ARTICLE

An Argentine Branch of a Foreign Company Does Not Have to Pay Personal Assets Tax

In a proceeding where the taxpayer claimed a tax refund, the Federal Court of Appeals understands that Argentine branches of foreign companies must not act as substitute obligors in the payment of the Personal Assets Tax, since in those cases there are no taxable shares or other equity interest.
March 30, 2012
An Argentine Branch of a Foreign Company Does Not Have to Pay Personal Assets Tax

Room II of the Federal Court of Appeals on Contentious and Administrative Matters had the opportunity to decide whether Argentine branches of foreign entities must act as substitute obligors in the payment of the Personal Assets Tax (the “Tax”).

It is important to remember that, pursuant to the Personal Assets Tax Law, the Tax on shares and other equity interest in companies governed by Corporations Law No. 19,550 that belong to individuals or companies domiciled abroad must be paid by the local company. Thus an effective collection mechanism is established and the Argentine company has the possibility of claiming a refund from the foreign company.

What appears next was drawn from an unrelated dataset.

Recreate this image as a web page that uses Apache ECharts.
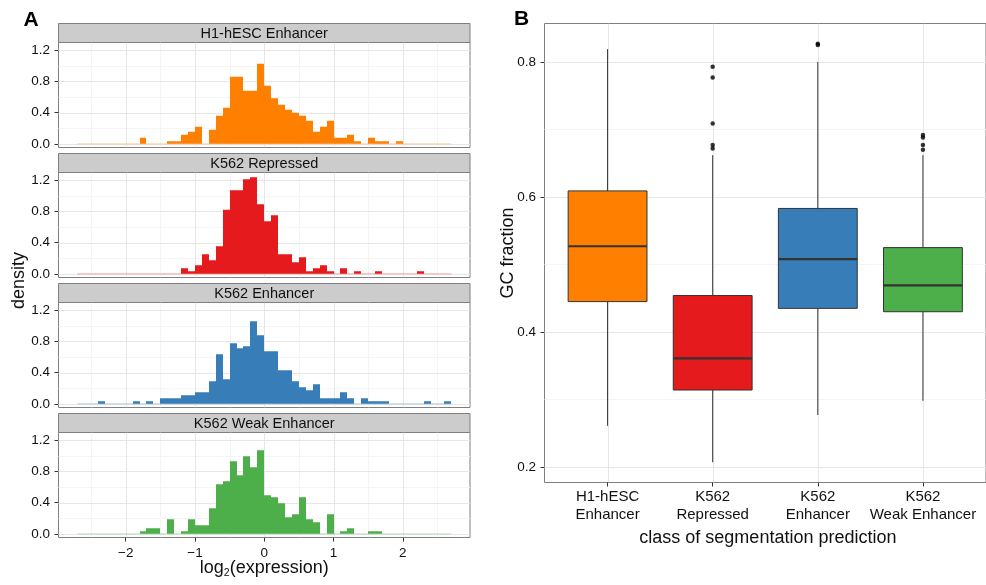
<!DOCTYPE html>
<html>
<head>
<meta charset="utf-8">
<title>Expression and GC content by segmentation class</title>
<script src="https://cdn.jsdelivr.net/npm/echarts@6/dist/echarts.min.js"></script>
<style>
  html, body { margin: 0; padding: 0; background: #ffffff; }
  #chart { width: 986px; height: 585px; }
</style>
</head>
<body>
<div id="chart"></div>
<script>
// ---- Panel A: histograms of log2(expression), bin width 0.1 ----
const binEdges = [
  -2.7, -2.6, -2.5, -2.4, -2.3, -2.2, -2.1, -2.0, -1.9, -1.8,
  -1.7, -1.6, -1.5, -1.4, -1.3, -1.2, -1.1, -1.0, -0.9, -0.8,
  -0.7, -0.6, -0.5, -0.4, -0.3, -0.2, -0.1, 0.0, 0.1, 0.2,
  0.3, 0.4, 0.5, 0.6, 0.7, 0.8, 0.9, 1.0, 1.1, 1.2,
  1.3, 1.4, 1.5, 1.6, 1.7, 1.8, 1.9, 2.0, 2.1, 2.2,
  2.3, 2.4, 2.5, 2.6, 2.7
];

const panelNames = ['H1-hESC Enhancer', 'K562 Repressed', 'K562 Enhancer', 'K562 Weak Enhancer'];
const panelColors = ['#FF7F00', '#E41A1C', '#377EB8', '#4DAF4A'];

const h1EnhancerDensity = [
  0, 0, 0, 0, 0, 0, 0, 0, 0, 0.077,
  0, 0, 0, 0.034, 0.034, 0.116, 0.154, 0.219, 0, 0.18,
  0.36, 0.463, 0.861, 0.861, 0.681, 0.681, 1.028, 0.745, 0.583, 0.501,
  0.437, 0.398, 0.36, 0.296, 0.154, 0.219, 0.296, 0.077, 0.077, 0.116,
  0.034, 0, 0.077, 0.034, 0.034, 0, 0.034, 0, 0, 0,
  0, 0, 0, 0
];
const k562RepressedDensity = [
  0, 0, 0, 0, 0, 0, 0, 0, 0, 0,
  0, 0, 0, 0, 0, 0.073, 0.034, 0.111, 0.252, 0.175,
  0.355, 0.82, 1.073, 1.073, 1.214, 1.239, 0.893, 0.675, 0.752, 0.252,
  0.252, 0.15, 0.214, 0.034, 0.073, 0.111, 0.034, 0, 0.073, 0,
  0.034, 0, 0, 0.034, 0, 0, 0, 0, 0, 0.034,
  0, 0, 0, 0
];
const k562EnhancerDensity = [
  0, 0, 0, 0.034, 0, 0, 0, 0, 0.034, 0,
  0.034, 0, 0.073, 0.073, 0.073, 0.111, 0.111, 0.15, 0.15, 0.29,
  0.637, 0.316, 0.778, 0.714, 0.739, 1.06, 0.88, 0.675, 0.675, 0.432,
  0.432, 0.29, 0.214, 0.175, 0.252, 0.073, 0.073, 0.073, 0.15, 0.073,
  0, 0.073, 0.034, 0.034, 0.034, 0, 0, 0, 0, 0,
  0.034, 0, 0, 0.034
];
const k562WeakEnhancerDensity = [
  0, 0, 0, 0, 0, 0, 0, 0, 0, 0.034,
  0.073, 0.073, 0, 0.188, 0, 0.034, 0.188, 0.111, 0.111, 0.329,
  0.637, 0.675, 0.932, 0.752, 0.996, 0.855, 1.073, 0.496, 0.47, 0.393,
  0.214, 0.252, 0.47, 0.188, 0.15, 0, 0.252, 0, 0.034, 0.073,
  0, 0, 0.034, 0.034, 0, 0, 0, 0, 0, 0,
  0, 0, 0, 0
];
const panelDensities = [h1EnhancerDensity, k562RepressedDensity, k562EnhancerDensity, k562WeakEnhancerDensity];

const exprTicks = [-2, -1, 0, 1, 2];
const exprMinorTicks = [-2.5, -1.5, -0.5, 0.5, 1.5, 2.5];
const densityTicks = [0, 0.4, 0.8, 1.2];
const densityMinorTicks = [0.2, 0.6, 1.0];

// ---- Panel B: GC fraction boxplots ----
const gcLowerWhisker = [0.261, 0.207, 0.277, 0.298];
const gcQ1 = [0.445, 0.314, 0.435, 0.430];
const gcMedian = [0.527, 0.361, 0.508, 0.469];
const gcQ3 = [0.609, 0.454, 0.583, 0.525];
const gcUpperWhisker = [0.819, 0.662, 0.800, 0.662];
const gcOutliers = [
  [],
  [0.793, 0.777, 0.709, 0.677, 0.672],
  [0.827, 0.825],
  [0.692, 0.688, 0.677, 0.670]
];
const gcTicks = [0.2, 0.4, 0.6, 0.8];
const gcMinorTicks = [0.3, 0.5, 0.7];

// ---- styling ----
const FONT = '"Liberation Sans", Arial, Helvetica, sans-serif';
const TEXT = '#111111';
const BORDER = '#7F7F7F';
const TICK = '#333333';
const GRID_MAJOR = '#E6E6E6';
const GRID_MINOR = '#F4F4F4';

const HIST_LEFT = 58.5, HIST_W = 411.5, HIST_H = 105;
const HIST_TOPS = [42.5, 172.5, 302.5, 432.5];
const STRIP_H = 19;
const X_MIN = -2.97, X_MAX = 2.97;
const Y_MIN = -0.047, Y_MAX = 1.299;

const BOX_LEFT = 544.5, BOX_TOP = 23.5, BOX_W = 450.8, BOX_H = 459;
const BOX_HALF = 0.375;

function fmtMinus(v) {
  return v < 0 ? '\u2212' + Math.abs(v) : String(v);
}
function textWidth(str, size) {
  const ctx = document.createElement('canvas').getContext('2d');
  ctx.font = size + 'px ' + FONT;
  return ctx.measureText(str).width;
}
function withAlpha(hex, a) {
  const n = parseInt(hex.slice(1), 16);
  return 'rgba(' + ((n >> 16) & 255) + ',' + ((n >> 8) & 255) + ',' + (n & 255) + ',' + a + ')';
}
function noLine() { return { show: false, onZero: false }; }

// panel grid lines (major and minor), drawn on the panel's own axes
// rows: [orientation (0 = vertical, 1 = horizontal), value, major (1) / minor (0)]
function gridLineSeries(xi, yi, xMajor, xMinor, yMajor, yMinor) {
  const rows = []
    .concat(xMinor.map(function (v) { return [0, v, 0]; }))
    .concat(yMinor.map(function (v) { return [1, v, 0]; }))
    .concat(xMajor.map(function (v) { return [0, v, 1]; }))
    .concat(yMajor.map(function (v) { return [1, v, 1]; }));
  return {
    type: 'custom', xAxisIndex: xi, yAxisIndex: yi, silent: true, z: 1, clip: true,
    encode: { x: 1, y: 1 },
    data: rows,
    renderItem: function (params, api) {
      const cs = params.coordSys;
      const v = api.value(1);
      const stroke = api.value(2) ? GRID_MAJOR : GRID_MINOR;
      let shape;
      if (api.value(0) === 0) {
        const px = Math.round(api.coord([v, 0])[0]) + 0.5;
        shape = { x1: px, y1: cs.y, x2: px, y2: cs.y + cs.height };
      } else {
        const py = Math.round(api.coord([0, v])[1]) + 0.5;
        shape = { x1: cs.x, y1: py, x2: cs.x + cs.width, y2: py };
      }
      return { type: 'line', shape: shape, style: { stroke: stroke, lineWidth: 1 } };
    }
  };
}

const grids = [], xAxes = [], yAxes = [], series = [], graphics = [];

panelNames.forEach(function (name, i) {
  const top = HIST_TOPS[i];
  const last = i === panelNames.length - 1;
  grids.push({
    left: HIST_LEFT, top: top, width: HIST_W, height: HIST_H,
    show: true, backgroundColor: '#ffffff', borderColor: BORDER, borderWidth: 1
  });
  xAxes.push({
    gridIndex: i, type: 'value', min: X_MIN, max: X_MAX, position: 'bottom',
    axisLine: noLine(),
    axisTick: { show: last, length: 4, lineStyle: { color: TICK }, customValues: exprTicks },
    axisLabel: { show: last, customValues: exprTicks, formatter: fmtMinus, fontSize: 13.5, fontFamily: FONT, color: TEXT, margin: 9 },
    splitLine: { show: false }
  });
  yAxes.push({
    gridIndex: i, type: 'value', min: Y_MIN, max: Y_MAX, position: 'left',
    axisLine: noLine(),
    axisTick: { show: true, length: 4, lineStyle: { color: TICK }, customValues: densityTicks },
    axisLabel: { customValues: densityTicks, formatter: function (v) { return v.toFixed(1); }, fontSize: 13.5, fontFamily: FONT, color: TEXT, margin: 8.5 },
    splitLine: { show: false }
  });

  series.push(gridLineSeries(i, i, exprTicks, exprMinorTicks, densityTicks, densityMinorTicks));

  const color = panelColors[i];
  const dens = panelDensities[i];
  const bins = dens.map(function (d, k) { return [binEdges[k], binEdges[k + 1], d]; });

  // faint baseline across the binned range
  series.push({
    type: 'line', xAxisIndex: i, yAxisIndex: i, silent: true,
    data: [[binEdges[0], 0], [binEdges[binEdges.length - 1], 0]],
    symbol: 'none', lineStyle: { color: withAlpha(color, 0.35), width: 1 }, z: 2
  });
  // histogram bars, snapped to whole pixels horizontally so neighbours join cleanly
  series.push({
    type: 'custom', name: name, xAxisIndex: i, yAxisIndex: i, clip: true, z: 3,
    encode: { x: [0, 1], y: 2 },
    data: bins,
    renderItem: function (params, api) {
      const h = api.value(2);
      if (!(h > 0)) return null;
      const a = api.coord([api.value(0), 0]);
      const b = api.coord([api.value(1), h]);
      const x0 = Math.round(a[0]), x1 = Math.round(b[0]);
      return {
        type: 'rect',
        shape: { x: x0, y: b[1], width: x1 - x0, height: a[1] - b[1] },
        style: { fill: color }
      };
    }
  });

  // facet strip
  graphics.push({
    type: 'rect', silent: true,
    shape: { x: HIST_LEFT, y: top - STRIP_H, width: HIST_W, height: STRIP_H },
    style: { fill: '#CCCCCC', stroke: BORDER, lineWidth: 1 }
  });
  graphics.push({
    type: 'text', silent: true, x: HIST_LEFT + HIST_W / 2, y: top - STRIP_H / 2 + 0.5,
    style: { text: name, fill: TEXT, fontSize: 14.5, fontFamily: FONT,
      align: 'center', verticalAlign: 'middle', textAlign: 'center', textVerticalAlign: 'middle' }
  });
});

// ---- boxplot grid ----
const boxGrid = grids.length;
grids.push({
  left: BOX_LEFT, top: BOX_TOP, width: BOX_W, height: BOX_H,
  show: true, backgroundColor: '#ffffff', borderColor: BORDER, borderWidth: 1
});
const classLabels = panelNames.map(function (n) { return n.replace(' ', '\n'); });
const classPositions = classLabels.map(function (_, i) { return i + 1; });
const boxX = xAxes.length;
xAxes.push({
  gridIndex: boxGrid, type: 'value', min: 0.4, max: 4.6, position: 'bottom',
  axisLine: noLine(),
  axisTick: { show: true, length: 4, lineStyle: { color: TICK }, customValues: classPositions },
  axisLabel: { customValues: classPositions, formatter: function (v) { return classLabels[Math.round(v) - 1]; },
    fontSize: 15, lineHeight: 18.3, fontFamily: FONT, color: TEXT, margin: 5 },
  splitLine: { show: false }
});
const boxY = yAxes.length;
yAxes.push({
  gridIndex: boxGrid, type: 'value', min: 0.177, max: 0.857, position: 'left',
  axisLine: noLine(),
  axisTick: { show: true, length: 4, lineStyle: { color: TICK }, customValues: gcTicks },
  axisLabel: { customValues: gcTicks, formatter: function (v) { return v.toFixed(1); }, fontSize: 13.5, fontFamily: FONT, color: TEXT, margin: 8.5 },
  splitLine: { show: false }
});
series.push(gridLineSeries(boxX, boxY, classPositions, [], gcTicks, gcMinorTicks));

const boxRows = classPositions.map(function (p, i) {
  return [p, gcLowerWhisker[i], gcQ1[i], gcMedian[i], gcQ3[i], gcUpperWhisker[i]];
});
series.push({
  type: 'custom', name: 'GC fraction', xAxisIndex: boxX, yAxisIndex: boxY, z: 3,
  encode: { x: 0, y: [1, 2, 3, 4, 5] },
  data: boxRows,
  renderItem: function (params, api) {
    const x = api.value(0);
    const lo = api.coord([x, api.value(1)]);
    const q1c = api.coord([x, api.value(2)]);
    const q3c = api.coord([x, api.value(4)]);
    const hi = api.coord([x, api.value(5)]);
    const q1l = api.coord([x - BOX_HALF, api.value(2)]);
    const q3r = api.coord([x + BOX_HALF, api.value(4)]);
    const ml = api.coord([x - BOX_HALF, api.value(3)]);
    const mr = api.coord([x + BOX_HALF, api.value(3)]);
    const line = { stroke: '#333333', lineWidth: 1 };
    return {
      type: 'group',
      children: [
        { type: 'line', shape: { x1: hi[0], y1: hi[1], x2: q3c[0], y2: q3c[1] }, style: line },
        { type: 'line', shape: { x1: q1c[0], y1: q1c[1], x2: lo[0], y2: lo[1] }, style: line },
        { type: 'rect', shape: { x: q1l[0], y: q3r[1], width: q3r[0] - q1l[0], height: q1l[1] - q3r[1] },
          style: { fill: panelColors[params.dataIndex], stroke: '#333333', lineWidth: 1 } },
        { type: 'line', shape: { x1: ml[0], y1: ml[1], x2: mr[0], y2: mr[1] }, style: { stroke: '#333333', lineWidth: 2.2 } }
      ]
    };
  }
});
const outlierPoints = [];
gcOutliers.forEach(function (vals, i) {
  vals.forEach(function (v) { outlierPoints.push([classPositions[i], v]); });
});
series.push({
  type: 'scatter', xAxisIndex: boxX, yAxisIndex: boxY, z: 4, silent: true,
  data: outlierPoints, symbol: 'circle', symbolSize: 4.5,
  itemStyle: { color: '#000000' }
});

// ---- panel letters and axis titles ----
function label(text, x, y, size, extra) {
  return {
    type: 'text', silent: true, x: x, y: y,
    style: Object.assign({ text: text, fill: TEXT, fontSize: size, fontFamily: FONT,
      align: 'center', verticalAlign: 'middle', textAlign: 'center', textVerticalAlign: 'middle' }, extra || {})
  };
}
graphics.push(label('A', 31, 20, 21, { fontWeight: 'bold', fill: '#000' }));
graphics.push(label('B', 521.5, 19.5, 21, { fontWeight: 'bold', fill: '#000' }));

const densityTitle = label('density', 19.5, (HIST_TOPS[0] - STRIP_H + HIST_TOPS[3] + HIST_H) / 2, 18);
densityTitle.rotation = Math.PI / 2;
graphics.push(densityTitle);

const gcTitle = label('GC fraction', 508, BOX_TOP + BOX_H / 2, 18);
gcTitle.rotation = Math.PI / 2;
graphics.push(gcTitle);

graphics.push(label('class of segmentation prediction', BOX_LEFT + BOX_W / 2 - 2, 538.5, 18));

// log2(expression) with a subscript 2
(function () {
  const main = 18, sub = 10.5;
  const wLog = textWidth('log', main), wSub = textWidth('2', sub), wRest = textWidth('(expression)', main);
  let x = HIST_LEFT + HIST_W / 2 - (wLog + wSub + wRest) / 2;
  graphics.push(label('log', x, 568.3, main, { align: 'left', textAlign: 'left' }));
  x += wLog;
  graphics.push(label('2', x, 573.3, sub, { align: 'left', textAlign: 'left' }));
  x += wSub;
  graphics.push(label('(expression)', x, 568.3, main, { align: 'left', textAlign: 'left' }));
})();

const chart = echarts.init(document.getElementById('chart'), null, { renderer: 'canvas' });
chart.setOption({
  backgroundColor: '#ffffff',
  animation: false,
  textStyle: { fontFamily: FONT },
  grid: grids,
  xAxis: xAxes,
  yAxis: yAxes,
  series: series,
  graphic: { elements: graphics }
});
</script>
</body>
</html>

Also, the decree that regulates the Personal Assets Tax Law states that foreign companies’ permanent establishments in Argentina are affected by that disposition, i.e. the regulatory decree includes Argentine branches of foreign companies among the entities obliged to act as substitute obligors.

In a refund proceeding initiated by the Argentine branch of The Bank of Tokyo – Mitsubishi UFJ Ltd., the Federal Tax Authorities (“Administración Federal de Ingresos Públicos” or “AFIP”) considered that branches are imposed with the obligation to act as substitute obligors in the payment of the Tax, understanding that the refund of the Tax of fiscal periods 2003 and 2004 should be rejected.

On November 22, 2011 Room II of the Federal Court of Appeals on Contentious and Administrative Matters confirmed the decision of the lower judge that had rejected the AFIP’s position and decided that the branch should not act as substitute obligor of the foreign company for the payment of the Tax. Relevance was given to the fact that in the case of a branch there are no shares that can be subject to the Tax because branches do not have legal status or equity of their own, notwithstanding they must prepare separate financial statements from their parent company.

The Court pointed out that substitute obligors of the Tax must be separate persons from the substituted, which does not occur with branches that have no equity of their own and therefore could not obtain the refund foreseen by law. The Court understood that this interpretation concurrs with the legal dispositions in force, and the principles of legality and reasonability. Thus, it concluded that the Tax paid by the branch should be refunded by the AFIP.